How do small businesses compete for talent against larger employers? By being honest about what they offer that larger employers cannot: genuine responsibility, visible impact, flexible working, a culture shaped by everyone in it, and direct access to leadership. These are real advantages for the right candidates. The key is communicating them clearly and consistently — in job descriptions, in interviews, and in the day-to-day experience of working in the business.
How much should a small business invest in employee development? Development does not require a significant budget. The most effective development investments at small business scale are mentoring, cross-training, regular career conversations, and access to professional networks or online learning.

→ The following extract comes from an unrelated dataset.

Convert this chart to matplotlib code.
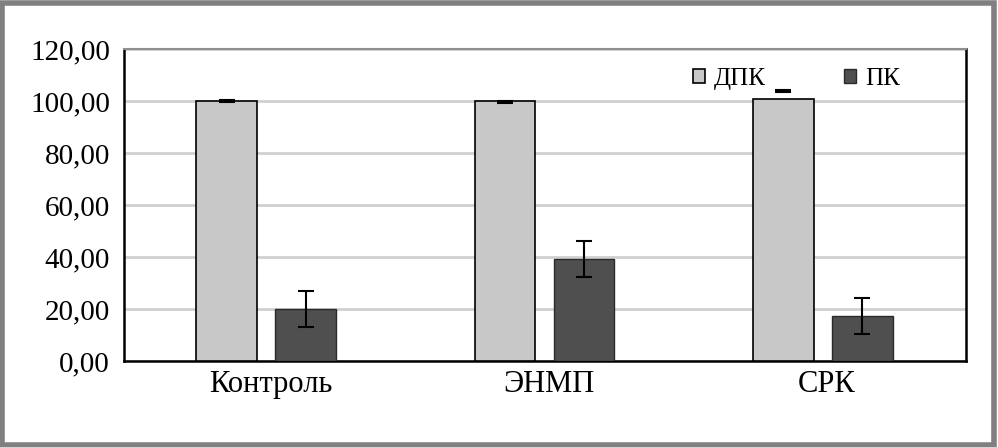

What matters most is that the conversation happens — that individuals feel the business is genuinely invested in their growth, not just their current output.
Where does AI fit in small business HR? AI and automation have a useful role in small business HR — primarily in the administrative layer: scheduling, payroll, compliance tracking, basic people analytics. The human element remains non-negotiable in the decisions that most affect your team and your business: hiring, performance management, conflict resolution, and culture stewardship. Technology can support these areas. It cannot replace the human judgement they require.
When should a small business use a recruitment agency? When the cost of getting a hire wrong exceeds the cost of getting it right with support. For most small businesses, that threshold is reached earlier than owners expect — particularly when hiring for roles that are central to the business, when the candidate market is competitive, or when previous hiring decisions have not worked out as planned. A recruitment partner who understands your business, your culture and your market brings a level of insight and candidate knowledge that is difficult to replicate through direct hiring alone.